Nella sua biografia Sergio Ramos parla di cuore, personalità e passione. C’erano tutte, queste caratteristiche, in quel salto. In quei dieci minuti giocati all’attacco. Minuti di passione pura. Io ci provo, salto e chiudo gli occhi. Gli avversari sono stanchi, non ne hanno più, la buttano in preghiera. Superiamo questo calcio d’angolo e ci buttiamo per terra, stremati, a festeggiare. Ma non basta Simeone che arringa lo folla. È il trans agonistica, il Cholo. Ancelotti ha la faccia di quello che prima o poi la riprende la partita. Ma vaglielo a spiegare agli altri componenti della panchina. Salta Sergio, provaci ancora. Non può sfuggirti questa Coppa.
E Sergio Ramos salta ricordandosi di un rigore mandato alle stelle, una volta, in una semifinale che mise Mourinho in ginocchio. Una scena rara da vedere. Ma con Mou le cose non andavano benissimo, poi è arrivato Carletto. Il tempo di riaprirgli, gli occhi, è lo scenario è cambiato. L’esaltazione si trasforma in depressione. La delusione diventa gioia. La parte bianca dello stadio alza le mani al cielo, quella biancorossa le porta sui capelli, e da lì non le toglierà più. Una città intera segue quella traiettoria con il fiato sospeso e il calcio dimostra, una volta di più, di essere stupendamente perfido quando si mette a prendere a pallonate il destino delle persone.
Sergio Ramos è uno dei difensori più forti del mondo. È completo, intelligente, tecnico, ma non solo. Ha quella che gli uruguagi chiamano la garra. I suoi duelli con Piqué non piaceranno agli amanti del fair play ma rappresentano perfettamente il dualismo Castiglia – Catalogna, anche se Sergio è un andaluso di quelli prepotenti. Di quelli che non vogliono perdere nemmeno quando giocano per strada. Sergio Ramos è uno dei difensori più vincenti della storia. Un Mondiale, due Europei, Liga e Champions (la sua scommessa più grande) tanto per citare solo i trofei più importanti.
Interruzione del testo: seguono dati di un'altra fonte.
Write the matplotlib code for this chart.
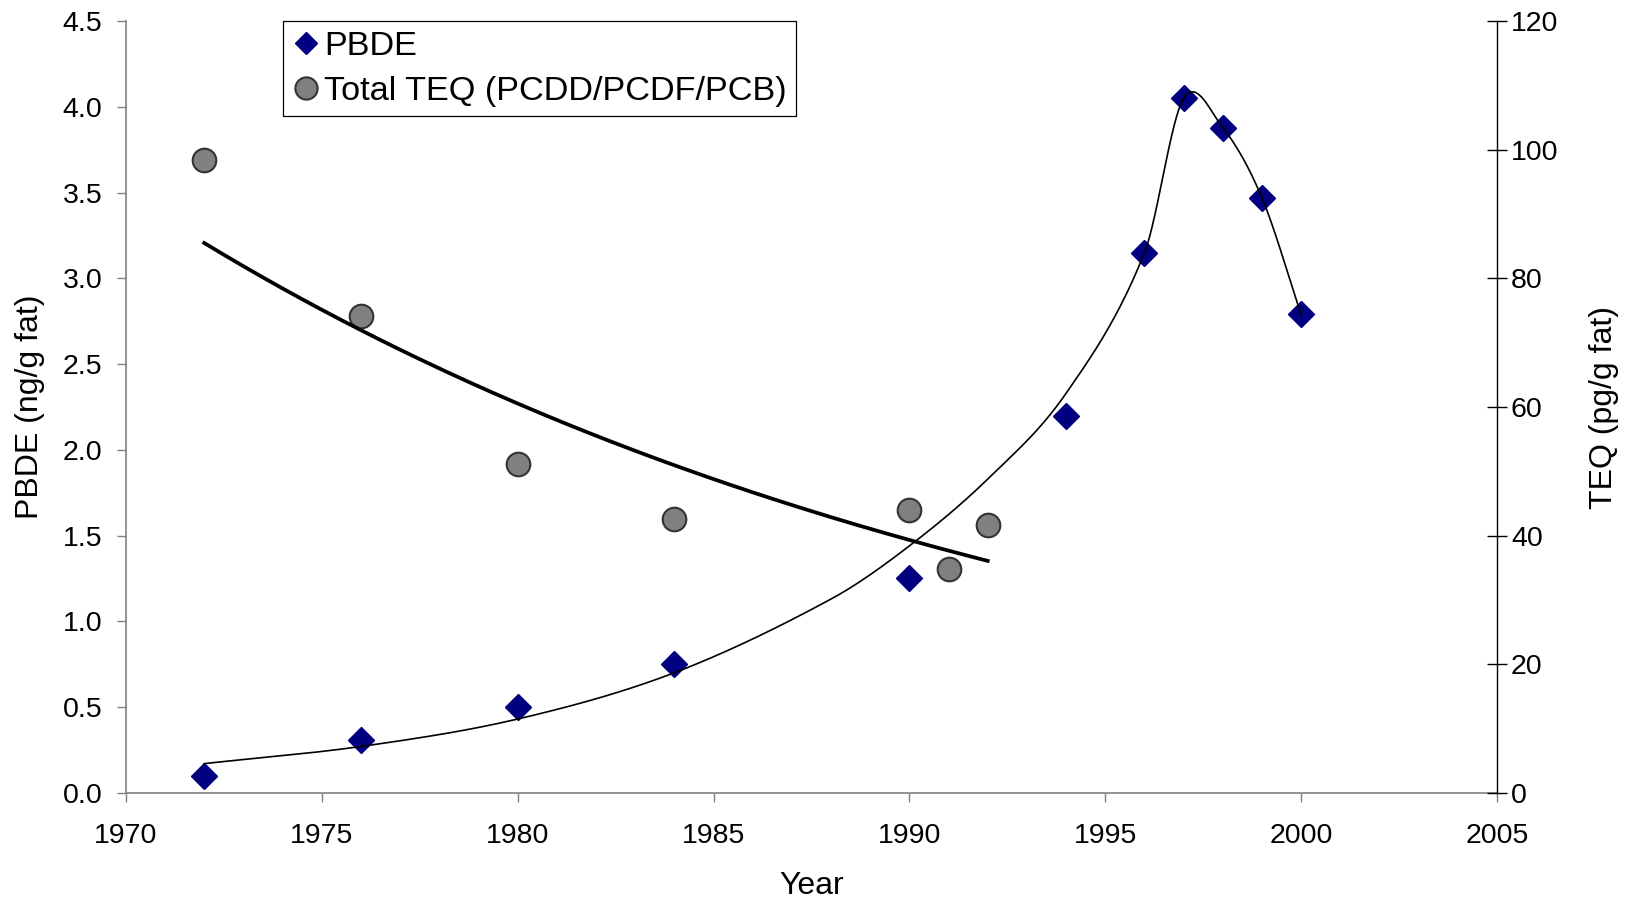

Eppure c’è chi lo ricorda solo per aver fatto cadere una Coppa (quella del Rey) da un bus scoperto, o per aver tirato un rigore alle stelle. O per le sue entrate non proprio da collegiale. No, non funziona così. Sergio Ramos non avrà la classe di Franco Baresi o di Kaiser Franz, e nemmeno l’eleganza di Thiago Silva e Krol, ma nella storia del calcio ci sta alla grande. Nella conquista della Champions è stato decisivo, e non solo in finale. Si è preso anche la briga di segnare due gol a Monaco, a casa di Guardiola spianando, di fatto, la via verso Lisbona. Ed ha solo 28 anni e una carriera tutta da scrivere. Ovviamente nel Real, dove Sergio ha promesso di voler restare por la vida.
Per uno che gioca come un veterano da quando aveva 18 anni, e cioè da quando mise per la prima volta piede al Santiago Bernabeu, non dovrebbe essere un grosso problema. As, noto periodioco iberico, ha fatto il suo nome per il prossimo pallone d’oro. Forse è esagerato, ma vi ricordo che quel premio l’ha vinto anche Sammer. Non sarebbe una bestemmia assegnarlo ad un difensore così. Intanto la sua biografia Corazón, carácter y pasión diventa imprescindibile per capire il madridismo del ventunesimo secolo. La rincorsa alla decima, l’orgoglio blanco. E quel salto ad occhi chiusi. Lì la storia è cambiato davvero. Per il Real, per l’Atletico e per Sergio. Il difensore più sottovalutato della storia.